A Controlled Synthesis Strategy To Enhance the CO2 Adsorption Capacity of MIL-88B Type MOF Crystallites by the Crucial Role of Narrow Micropores

Abstract

The present study reports a controlled synthesis strategy that enhances the CO2 adsorption capacity of MIL-88B-type MOF crystallites by the control of hierarchical pores via the Fe/BDC ratio and synthesis temperature. MIL-88B-type crystallites synthesized at different temperatures with different Fe/BDC ratios are investigated for their CO2 adsorption capacities. The crucial role of narrow micropores (pore sizes less than 1 nm) on CO2 adsorption capacity is shown. The highest CO2 uptake capacity of 5.58 wt % (at 1 bar and 298 K) is achieved by the MOF crystallites with a 400.4 m2/g BET surface area.

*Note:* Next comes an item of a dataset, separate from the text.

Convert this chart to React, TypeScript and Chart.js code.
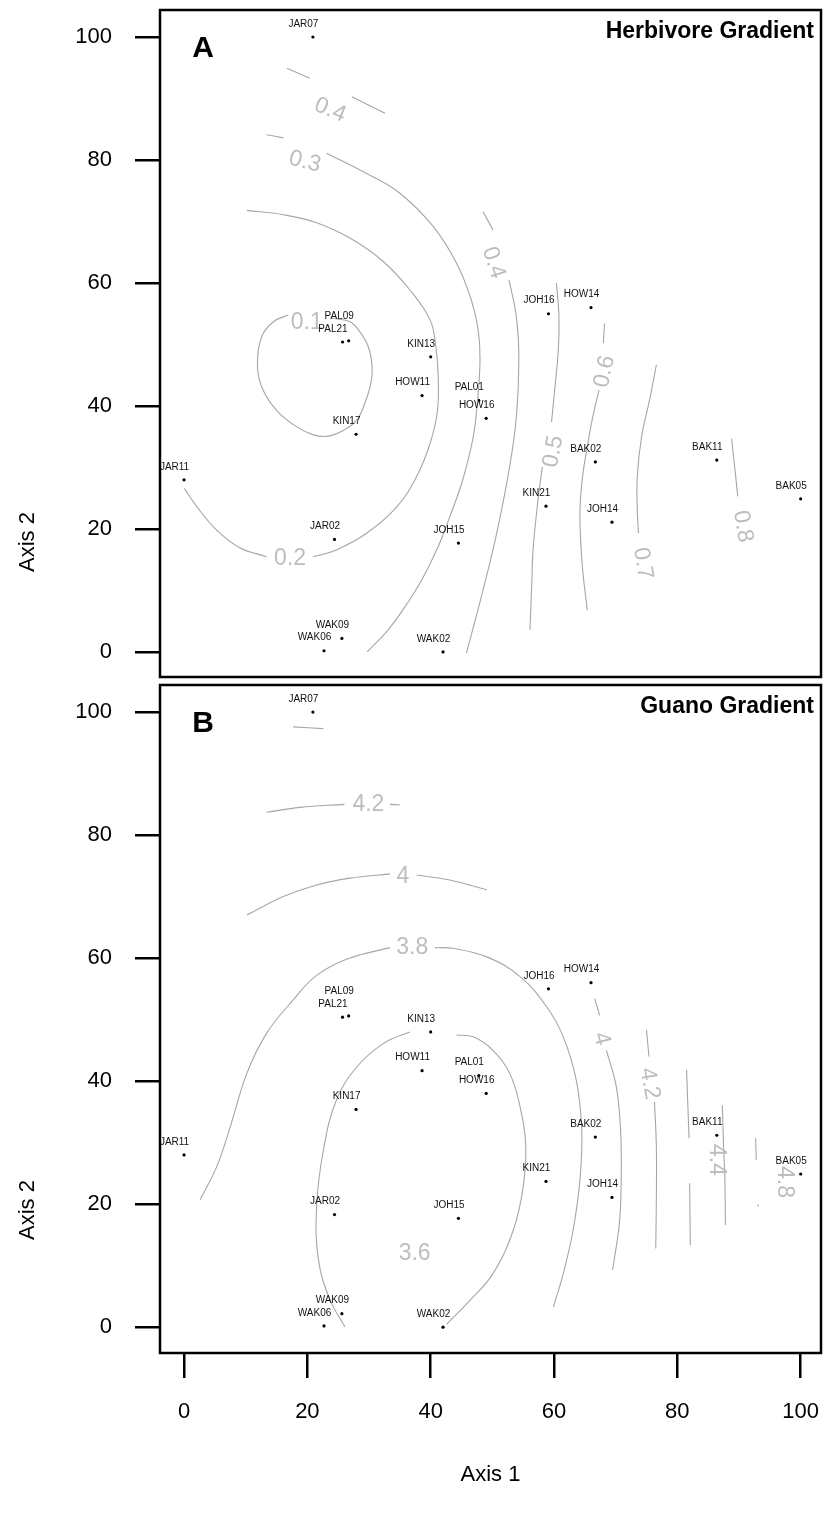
import React, { useEffect, useRef } from "react";
import { Chart, registerables } from "chart.js";

Chart.register(...registerables);

const FONT = '"Liberation Sans", Arial, Helvetica, sans-serif';
const LINE = "#a6a6a6";
const LABEL = "#bdbdbd";

// Sites (ordination scores, both panels)
const sites = ["JAR07", "PAL09", "PAL21", "KIN13", "HOW11", "PAL01", "HOW16", "KIN17", "JOH16", "HOW14", "BAK02", "BAK11", "BAK05", "KIN21", "JOH14", "JOH15", "JAR11", "JAR02", "WAK09", "WAK06", "WAK02"];
const axis1 = [20.9, 26.7, 25.7, 40.0, 38.6, 47.8, 49.0, 27.9, 59.1, 66.0, 66.7, 86.4, 100, 58.7, 69.4, 44.5, 0, 24.4, 25.6, 22.7, 42.0];
const axis2 = [100, 50.6, 50.4, 48.0, 41.7, 40.9, 38.0, 35.4, 55.0, 56.0, 30.9, 31.2, 24.9, 23.7, 21.1, 17.7, 28.0, 18.3, 2.2, 0.2, 0];

const axisTicks = [0, 20, 40, 60, 80, 100];

// Herbivore gradient contour pieces
const herb01 = [[16.9, 54.8], [14.5, 53.7], [12.6, 51.3], [11.9, 46.9], [12.6, 43.1], [15.0, 39.3], [18.3, 36.6], [21.0, 35.3], [23.4, 35.1], [25.8, 36.0], [28.0, 37.7], [29.3, 40.4], [30.3, 43.7], [30.5, 46.4], [29.9, 49.6], [28.5, 52.1], [26.9, 53.7], [23.7, 54.3]];
const herb02a = [[10.2, 71.8], [16.1, 71.1], [21.5, 69.8], [26.9, 67.3], [32.3, 63.5], [36.6, 58.9], [39.9, 54.0], [40.8, 49.9], [41.2, 45.3], [41.1, 39.3], [39.9, 33.9], [37.7, 28.5], [34.5, 23.6], [29.6, 19.3], [24.7, 16.6], [21.0, 15.5]];
const herb02b = [[13.4, 15.5], [9.1, 16.9], [5.3, 19.8], [2.1, 23.6], [0.05, 26.6]];
const herb03a = [[13.4, 84.1], [16.1, 83.6]];
const herb03b = [[23.1, 81.1], [29.6, 77.8], [35.0, 74.6], [40.4, 69.2], [44.2, 63.2], [46.6, 57.2], [47.7, 52.4], [48.0, 47.5], [47.6, 41.0], [46.9, 35.0], [45.2, 28.0], [43.1, 22.0], [41.2, 17.1], [38.7, 12.0], [36.0, 7.6], [33.1, 3.6], [29.7, 0]];
const herb04a = [[16.7, 94.9], [20.4, 93.3]];
const herb04b = [[27.2, 90.3], [32.6, 87.6]];
const herb04c = [[48.5, 71.6], [50.1, 68.6]];
const herb04d = [[52.7, 60.5], [53.9, 54.5], [54.3, 47.5], [53.9, 38.3], [52.8, 30.1], [50.7, 19.3], [48.5, 10.1], [45.8, -0.2]];
const herb05a = [[60.4, 60.0], [60.8, 54.5], [60.7, 49.1], [60.1, 42.6], [59.6, 37.4]];
const herb05b = [[58.1, 30.1], [57.4, 24.7], [56.6, 16.6], [56.4, 11.2], [56.1, 3.6]];
const herb06a = [[68.2, 53.4], [68.0, 50.2]];
const herb06b = [[67.3, 42.6], [66.3, 38.3], [65.3, 32.8], [64.5, 27.4], [64.2, 22.0], [64.6, 13.9], [65.4, 6.8]];
const herb07 = [[76.6, 46.7], [75.5, 41.0], [74.2, 35.0], [73.5, 28.5], [73.5, 23.1], [73.7, 19.3]];
const herb08 = [[88.8, 34.7], [89.3, 30.1], [89.8, 25.3]];

const herbLabelText = ["0.1", "0.2", "0.3", "0.4", "0.4", "0.5", "0.6", "0.7", "0.8"];
const herbLabelX = [19.9, 17.2, 19.6, 23.7, 50.2, 59.9, 68.2, 74.4, 90.6];
const herbLabelY = [53.5, 15.2, 79.7, 88.1, 63.3, 32.6, 45.6, 14.4, 20.4];
const herbLabelAngle = [0, 0, 14, 22, 72, -80, -78, 80, 80];

// Guano gradient contour pieces
const guanoTop = [[17.7, 97.6], [22.6, 97.3]];
const guano42a = [[13.4, 83.7], [18.8, 84.5], [26.0, 85.0]];
const guano42b = [[33.4, 85.0], [35.0, 84.9]];
const guano40a = [[10.2, 67.0], [16.1, 70.0], [21.5, 71.9], [26.9, 73.0], [33.4, 73.7]];
const guano40b = [[37.7, 73.5], [43.1, 72.7], [49.1, 71.1]];
const guano38a = [[33.4, 61.7], [26.9, 60.0], [21.5, 57.2], [17.7, 53.2], [13.4, 47.8], [10.2, 41.3], [7.5, 32.6], [5.3, 26.1], [2.6, 20.7]];
const guano38b = [[40.7, 61.7], [43.6, 61.6], [49.1, 60.2], [54.5, 57.0], [58.8, 52.1], [61.5, 47.2], [63.6, 40.2], [64.5, 32.0], [64.2, 23.9], [63.1, 15.8], [61.5, 8.7], [59.9, 3.3]];
const guano36a = [[36.6, 48.0], [32.3, 46.1], [28.0, 42.3], [24.7, 36.9], [22.6, 28.8], [21.5, 19.6], [21.8, 10.9], [23.7, 4.4], [26.1, 0.05]];
const guano36b = [[44.2, 47.5], [46.9, 47.2], [50.1, 45.0], [52.8, 41.3], [54.5, 35.8], [55.4, 29.9], [55.0, 22.8], [53.4, 15.8], [50.1, 8.7], [46.4, 4.4], [42.6, 0.5]];
const guano40c = [[66.6, 53.4], [67.4, 50.7]];
const guano40d = [[68.5, 45.0], [70.1, 39.1], [70.8, 32.0], [70.9, 23.9], [70.6, 16.9], [69.5, 9.3]];
const guano42c = [[75.0, 48.3], [75.4, 44.0]];
const guano42d = [[76.3, 36.6], [76.6, 29.3], [76.6, 21.2], [76.5, 12.8]];
const guano44a = [[81.5, 41.8], [81.9, 30.7]];
const guano44b = [[82.0, 23.4], [82.1, 13.3]];
const guano46 = [[87.3, 36.1], [87.5, 29.3], [87.7, 24.4], [87.8, 16.6]];
const guano48a = [[92.7, 30.7], [92.8, 27.2]];
const guano48b = [[93.1, 20.0], [93.1, 19.6]];

const guanoLabelText = ["4.2", "4", "3.8", "3.6", "4", "4.2", "4.4", "4.8"];
const guanoLabelX = [29.9, 35.5, 37.0, 37.4, 67.7, 75.5, 86.3, 97.4];
const guanoLabelY = [84.9, 73.3, 61.7, 12.0, 46.9, 39.6, 27.2, 23.6];
const guanoLabelAngle = [0, 0, 0, 0, 75, 80, 90, 90];

const panelA = {
  letter: "A",
  title: "Herbivore Gradient",
  lines: [herb01, herb02a, herb02b, herb03a, herb03b, herb04a, herb04b, herb04c, herb04d, herb05a, herb05b, herb06a, herb06b, herb07, herb08],
  labelText: herbLabelText,
  labelX: herbLabelX,
  labelY: herbLabelY,
  labelAngle: herbLabelAngle,
  yMin: -4.07,
  yMax: 104.39,
  showX: false,
  height: 681,
  padding: { top: 10, right: 3, bottom: 4, left: 0 },
  yTitleOffset: 532,
};

const panelB = {
  letter: "B",
  title: "Guano Gradient",
  lines: [guanoTop, guano42a, guano42b, guano40a, guano40b, guano38a, guano38b, guano36a, guano36b, guano40c, guano40d, guano42c, guano42d, guano44a, guano44b, guano46, guano48a, guano48b],
  labelText: guanoLabelText,
  labelX: guanoLabelX,
  labelY: guanoLabelY,
  labelAngle: guanoLabelAngle,
  yMin: -4.2,
  yMax: 104.4,
  showX: true,
  height: 841,
  padding: { top: 4, right: 3, bottom: 0, left: 0 },
  yTitleOffset: 525,
};

function decoPlugin(p: any) {
  return {
    id: "deco" + p.letter,
    afterDatasetsDraw(chart: any) {
      const { ctx, chartArea: a, scales } = chart;
      const xs = scales.x;
      const ys = scales.y;
      ctx.save();
      ctx.beginPath();
      ctx.rect(a.left, a.top, a.right - a.left, a.bottom - a.top);
      ctx.clip();
      // contour labels
      ctx.fillStyle = LABEL;
      ctx.font = `23px ${FONT}`;
      ctx.textAlign = "center";
      ctx.textBaseline = "middle";
      p.labelText.forEach((t: string, i: number) => {
        const px = xs.getPixelForValue(p.labelX[i]);
        const py = ys.getPixelForValue(p.labelY[i]);
        ctx.save();
        ctx.translate(px, py);
        ctx.rotate((p.labelAngle[i] * Math.PI) / 180);
        ctx.fillText(t, 0, 0);
        ctx.restore();
      });
      // site labels
      const meta = chart.getDatasetMeta(chart.data.datasets.length - 1);
      ctx.fillStyle = "#111";
      ctx.font = `10px ${FONT}`;
      meta.data.forEach((pt: any, i: number) => {
        const lift = sites[i] === "PAL09" ? 12 : 0;
        ctx.fillText(sites[i], pt.x - 9.5, pt.y - 13 - lift);
      });
      ctx.restore();

      ctx.save();
      ctx.strokeStyle = "#000";
      ctx.lineWidth = 2.5;
      ctx.strokeRect(a.left, a.top, a.right - a.left, a.bottom - a.top);
      ctx.fillStyle = "#000";
      ctx.textBaseline = "middle";
      ctx.textAlign = "center";
      ctx.font = `bold 30px ${FONT}`;
      ctx.fillText(p.letter, a.left + 43, a.top + 39);
      ctx.textAlign = "right";
      ctx.font = `bold 23px ${FONT}`;
      ctx.fillText(p.title, a.right - 7, a.top + 22);
      ctx.font = `22px ${FONT}`;
      ctx.translate(28, a.top + p.yTitleOffset);
      ctx.rotate(-Math.PI / 2);
      ctx.textAlign = "center";
      ctx.fillText("Axis 2", 0, 0);
      ctx.restore();
    },
  };
}

function makeConfig(p: any): any {
  const datasets: any[] = p.lines.map((line: number[][]) => ({
    data: line.map(([x, y]) => ({ x, y })),
    showLine: true,
    borderColor: LINE,
    borderWidth: 1.1,
    pointRadius: 0,
    tension: 0.4,
    fill: false,
  }));
  datasets.push({
    data: axis1.map((x, i) => ({ x, y: axis2[i] })),
    showLine: false,
    pointRadius: 1.6,
    pointBackgroundColor: "#000",
    pointBorderColor: "#000",
    pointBorderWidth: 0,
  });
  const tickFont = { family: FONT, size: 22 };
  return {
    type: "scatter",
    data: { datasets },
    options: {
      animation: false,
      responsive: false,
      devicePixelRatio: 1,
      events: [],
      layout: { padding: p.padding },
      plugins: { legend: { display: false }, tooltip: { enabled: false } },
      scales: {
        x: {
          type: "linear",
          min: -3.9,
          max: 103.3,
          display: p.showX,
          afterBuildTicks: (s: any) => {
            s.ticks = axisTicks.map((v) => ({ value: v }));
          },
          afterFit: (s: any) => {
            s.height = p.showX ? 169 : 0;
            s.paddingLeft = 0;
            s.paddingRight = 0;
          },
          grid: { drawOnChartArea: false, drawTicks: true, tickLength: 25, color: "#000", lineWidth: 2.5 },
          border: { display: false },
          ticks: { font: tickFont, color: "#000", padding: 21, maxRotation: 0, autoSkip: false },
          title: { display: true, text: "Axis 1", font: tickFont, color: "#000", padding: { top: 0, bottom: 34 } },
        },
        y: {
          type: "linear",
          min: p.yMin,
          max: p.yMax,
          afterBuildTicks: (s: any) => {
            s.ticks = axisTicks.map((v) => ({ value: v }));
          },
          afterFit: (s: any) => {
            s.width = 160;
            s.paddingTop = 0;
            s.paddingBottom = 0;
          },
          grid: { drawOnChartArea: false, drawTicks: true, tickLength: 25, color: "#000", lineWidth: 2.5 },
          border: { display: false },
          ticks: { font: tickFont, color: "#000", padding: 23, autoSkip: false },
        },
      },
    },
    plugins: [decoPlugin(p)],
  };
}

export default function App() {
  const refA = useRef<HTMLCanvasElement>(null);
  const refB = useRef<HTMLCanvasElement>(null);
  useEffect(() => {
    const ca = new Chart(refA.current as HTMLCanvasElement, makeConfig(panelA));
    const cb = new Chart(refB.current as HTMLCanvasElement, makeConfig(panelB));
    return () => {
      ca.destroy();
      cb.destroy();
    };
  }, []);
  return (
    <div style={{ position: "absolute", left: 0, top: 0, width: 825, height: 1522, background: "#fff" }}>
      <canvas ref={refA} width={825} height={681} style={{ position: "absolute", left: 0, top: 0, width: 825, height: 681 }} />
      <canvas ref={refB} width={825} height={841} style={{ position: "absolute", left: 0, top: 681, width: 825, height: 841 }} />
    </div>
  );
}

This CO2 uptake capacity is greater than those of reported commercially available MOFs (MOF-5 CO2 uptake capacity, 4.5 wt %, and ZIF-8 CO2 uptake capacity, 4.3 wt %). By the formation of hierarchical pores and control of the textural mesoporosity via the Fe/BDC ratio and synthesis temperature, this research paves the way for the synthesis of MOFs with enhanced CO2 adsorption capacity.